Leave out the pictures, and retype only the lines from the beginning of the material through the line that contains "from matplotlib.colors import", including both.

------------------------------------------------------------

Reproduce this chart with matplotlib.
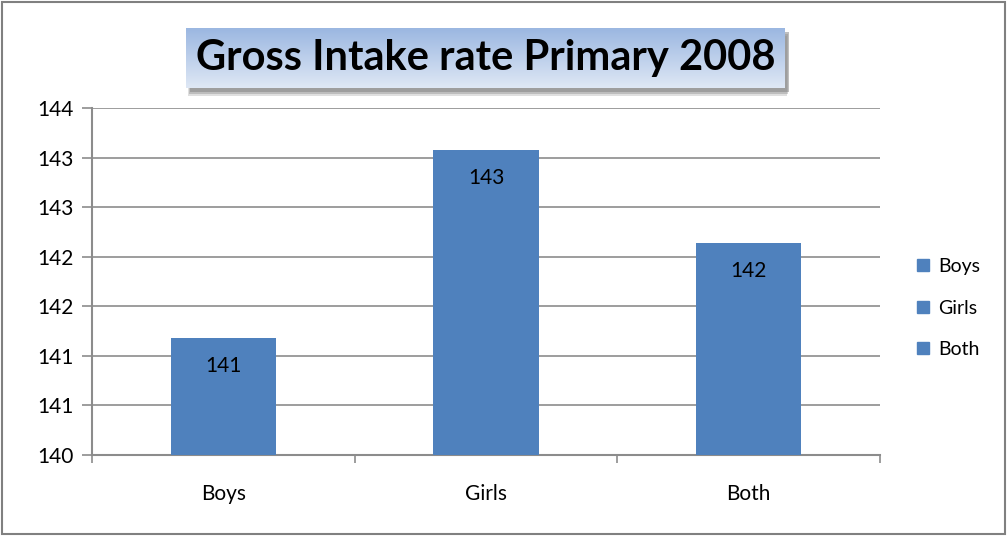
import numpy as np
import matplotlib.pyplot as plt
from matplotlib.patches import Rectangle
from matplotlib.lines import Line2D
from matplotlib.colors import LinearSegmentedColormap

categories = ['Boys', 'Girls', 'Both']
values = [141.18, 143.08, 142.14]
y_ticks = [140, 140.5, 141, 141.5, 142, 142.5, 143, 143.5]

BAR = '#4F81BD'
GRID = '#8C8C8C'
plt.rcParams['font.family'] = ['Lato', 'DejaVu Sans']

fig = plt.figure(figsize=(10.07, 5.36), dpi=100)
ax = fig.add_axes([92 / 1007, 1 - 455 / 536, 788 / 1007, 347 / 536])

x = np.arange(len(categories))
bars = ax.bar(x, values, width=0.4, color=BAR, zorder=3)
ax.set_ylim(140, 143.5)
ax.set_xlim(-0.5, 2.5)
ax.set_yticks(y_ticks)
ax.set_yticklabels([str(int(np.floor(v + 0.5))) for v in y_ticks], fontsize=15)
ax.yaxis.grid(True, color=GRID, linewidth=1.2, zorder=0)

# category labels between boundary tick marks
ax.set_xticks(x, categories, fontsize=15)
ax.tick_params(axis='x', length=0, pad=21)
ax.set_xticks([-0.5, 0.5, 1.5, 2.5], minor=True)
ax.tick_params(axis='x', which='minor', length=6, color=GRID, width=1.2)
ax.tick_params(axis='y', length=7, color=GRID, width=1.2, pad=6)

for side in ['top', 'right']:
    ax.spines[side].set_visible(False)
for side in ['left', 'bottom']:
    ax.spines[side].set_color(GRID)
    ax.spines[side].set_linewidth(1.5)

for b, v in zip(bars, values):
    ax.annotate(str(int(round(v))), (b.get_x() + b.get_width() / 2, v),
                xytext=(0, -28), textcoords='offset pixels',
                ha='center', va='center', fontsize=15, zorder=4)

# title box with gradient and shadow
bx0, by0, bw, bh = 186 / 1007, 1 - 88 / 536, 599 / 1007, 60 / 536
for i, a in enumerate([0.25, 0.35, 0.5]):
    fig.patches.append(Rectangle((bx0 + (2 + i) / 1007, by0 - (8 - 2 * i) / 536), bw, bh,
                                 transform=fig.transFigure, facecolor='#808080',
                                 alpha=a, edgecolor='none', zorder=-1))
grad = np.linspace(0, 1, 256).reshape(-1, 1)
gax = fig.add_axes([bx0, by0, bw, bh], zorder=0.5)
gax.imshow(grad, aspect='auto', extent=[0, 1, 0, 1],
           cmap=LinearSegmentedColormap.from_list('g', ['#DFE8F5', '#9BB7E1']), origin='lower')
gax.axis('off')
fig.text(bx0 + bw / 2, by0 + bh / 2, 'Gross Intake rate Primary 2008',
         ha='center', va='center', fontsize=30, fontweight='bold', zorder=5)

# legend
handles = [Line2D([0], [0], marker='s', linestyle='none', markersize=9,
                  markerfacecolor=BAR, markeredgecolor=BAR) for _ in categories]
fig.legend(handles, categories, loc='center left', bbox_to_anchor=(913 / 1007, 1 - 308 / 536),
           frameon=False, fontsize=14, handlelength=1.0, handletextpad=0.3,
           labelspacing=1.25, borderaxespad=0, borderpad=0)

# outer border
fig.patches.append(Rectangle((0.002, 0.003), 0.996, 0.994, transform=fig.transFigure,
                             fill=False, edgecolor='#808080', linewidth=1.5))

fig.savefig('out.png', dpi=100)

------------------------------------------------------------

→ **COMPLETE OUTPUT**:
Reproduce this chart with matplotlib.
import numpy as np
import matplotlib.pyplot as plt
from matplotlib.patches import Rectangle
from matplotlib.lines import Line2D
from matplotlib.colors import LinearSegmentedColormap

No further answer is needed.